Kayla creció en Puerto Príncipe, Haití, con su abuela y su hermana mayor a quien siempre conoció como su madre. El día que tenía anotado en la ficha, su verdadera madre había llamado desde Nueva York, después de 15 años (ella tenía 20).
- Me dijo que era mi madre, que vivía en Nueva York y que quería que fuese a vivir con ella-.
Un mes después Kayla se despidió con los ojos llenos de lágrimas de su hermana y su abuela, y se marchó a Nueva York. Esta era la historia que sus ojos negros escondían: En tres meses había cambiado completamente de vida. Había abandonado por primera vez a su natal Puerto Príncipe, había dejado a su hermana, la mujer que la crió, había conocido a su madre, una mujer de la cual nunca había escuchado a hablar y se había enterado que tenía dos hermanos y un padrastro.

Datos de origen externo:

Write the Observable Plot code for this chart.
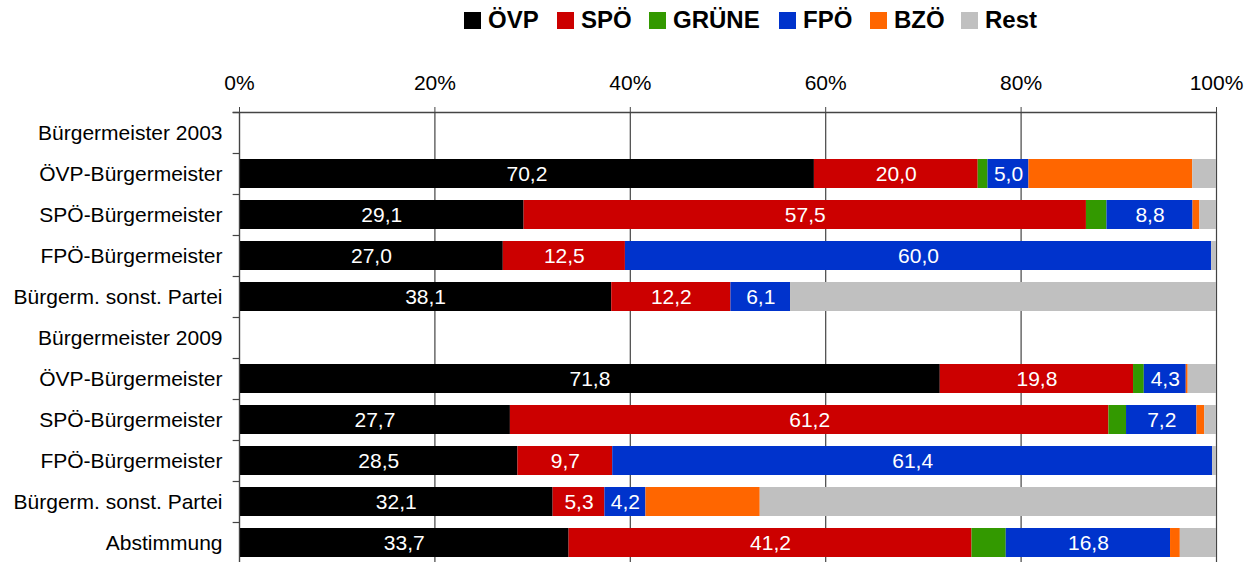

Los otros dos del grupo, un lituano y un ucraniano, ambos de ojos azules la miraban perplejos y le preguntaban si quería a su nueva madre.
- Mi madre es bellísima y buena gente pero no es mi madre. Extraño a mi hermana.
Kayla no sabía todavía por qué su mamá la había abandonado. No sabía tampoco por qué la había buscado justo en este momento, aunque si mencionó que según y que quería que su hija tuviese más oportunidades, mucho menos sabía por qué su hermana y su abuela nunca le hablaron de ella, aunque intuía que era porque pensaron que su progenitora nunca más iba a aparecer.
Kayla tenía pocas respuestas y pocas ganas de hacer preguntas. En cambio, tomaba la vida poco a poco, con toda la fortaleza que su alma le permitía y se refugiaba en la esquina izquierda del fondo del salón, justo detrás de sus ojos negros.